Information provided -
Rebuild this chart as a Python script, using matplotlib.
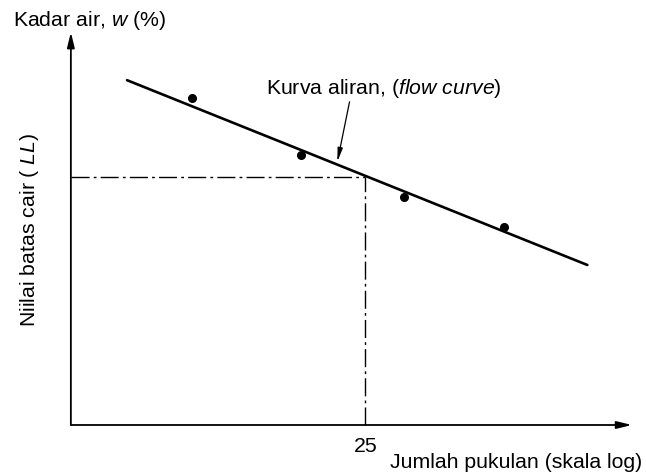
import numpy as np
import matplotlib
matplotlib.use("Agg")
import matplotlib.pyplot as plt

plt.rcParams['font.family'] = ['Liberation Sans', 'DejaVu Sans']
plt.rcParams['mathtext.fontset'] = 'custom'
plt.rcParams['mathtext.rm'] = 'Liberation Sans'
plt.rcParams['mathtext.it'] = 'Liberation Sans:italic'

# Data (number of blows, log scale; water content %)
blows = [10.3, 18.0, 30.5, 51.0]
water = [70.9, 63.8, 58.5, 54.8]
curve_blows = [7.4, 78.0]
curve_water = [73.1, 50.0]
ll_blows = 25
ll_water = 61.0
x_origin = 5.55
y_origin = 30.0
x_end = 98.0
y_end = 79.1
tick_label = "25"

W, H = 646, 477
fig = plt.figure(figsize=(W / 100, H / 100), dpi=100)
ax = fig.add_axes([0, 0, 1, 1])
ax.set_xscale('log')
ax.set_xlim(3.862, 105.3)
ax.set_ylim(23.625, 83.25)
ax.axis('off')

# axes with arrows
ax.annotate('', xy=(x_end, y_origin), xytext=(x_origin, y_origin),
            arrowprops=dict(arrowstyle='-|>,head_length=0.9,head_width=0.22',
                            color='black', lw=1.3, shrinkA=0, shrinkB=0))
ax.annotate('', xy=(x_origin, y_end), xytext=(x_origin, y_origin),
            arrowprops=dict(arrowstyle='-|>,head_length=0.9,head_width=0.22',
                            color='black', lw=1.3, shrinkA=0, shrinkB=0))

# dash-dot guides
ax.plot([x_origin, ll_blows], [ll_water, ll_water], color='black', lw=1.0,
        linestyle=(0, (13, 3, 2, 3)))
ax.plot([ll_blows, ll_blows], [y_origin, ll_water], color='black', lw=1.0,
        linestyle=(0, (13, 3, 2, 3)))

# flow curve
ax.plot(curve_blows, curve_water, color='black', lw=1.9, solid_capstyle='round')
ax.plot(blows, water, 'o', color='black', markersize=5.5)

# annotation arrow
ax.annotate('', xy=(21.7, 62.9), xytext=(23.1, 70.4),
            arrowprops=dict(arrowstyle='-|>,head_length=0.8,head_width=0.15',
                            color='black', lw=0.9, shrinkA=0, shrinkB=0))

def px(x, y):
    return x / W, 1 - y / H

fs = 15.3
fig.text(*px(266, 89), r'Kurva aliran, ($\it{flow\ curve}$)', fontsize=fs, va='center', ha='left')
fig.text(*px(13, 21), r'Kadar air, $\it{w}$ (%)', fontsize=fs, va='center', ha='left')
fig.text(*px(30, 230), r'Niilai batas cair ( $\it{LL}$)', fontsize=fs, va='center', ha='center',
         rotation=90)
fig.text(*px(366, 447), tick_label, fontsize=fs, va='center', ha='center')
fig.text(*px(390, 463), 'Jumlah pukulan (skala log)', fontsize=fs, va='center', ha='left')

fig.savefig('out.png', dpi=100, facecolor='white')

Exercise brief - Find every line that has "matplotlib" in it, then return those lines.

Exercise answer -
Rebuild this chart as a Python script, using matplotlib.
import matplotlib
matplotlib.use("Agg")
import matplotlib.pyplot as plt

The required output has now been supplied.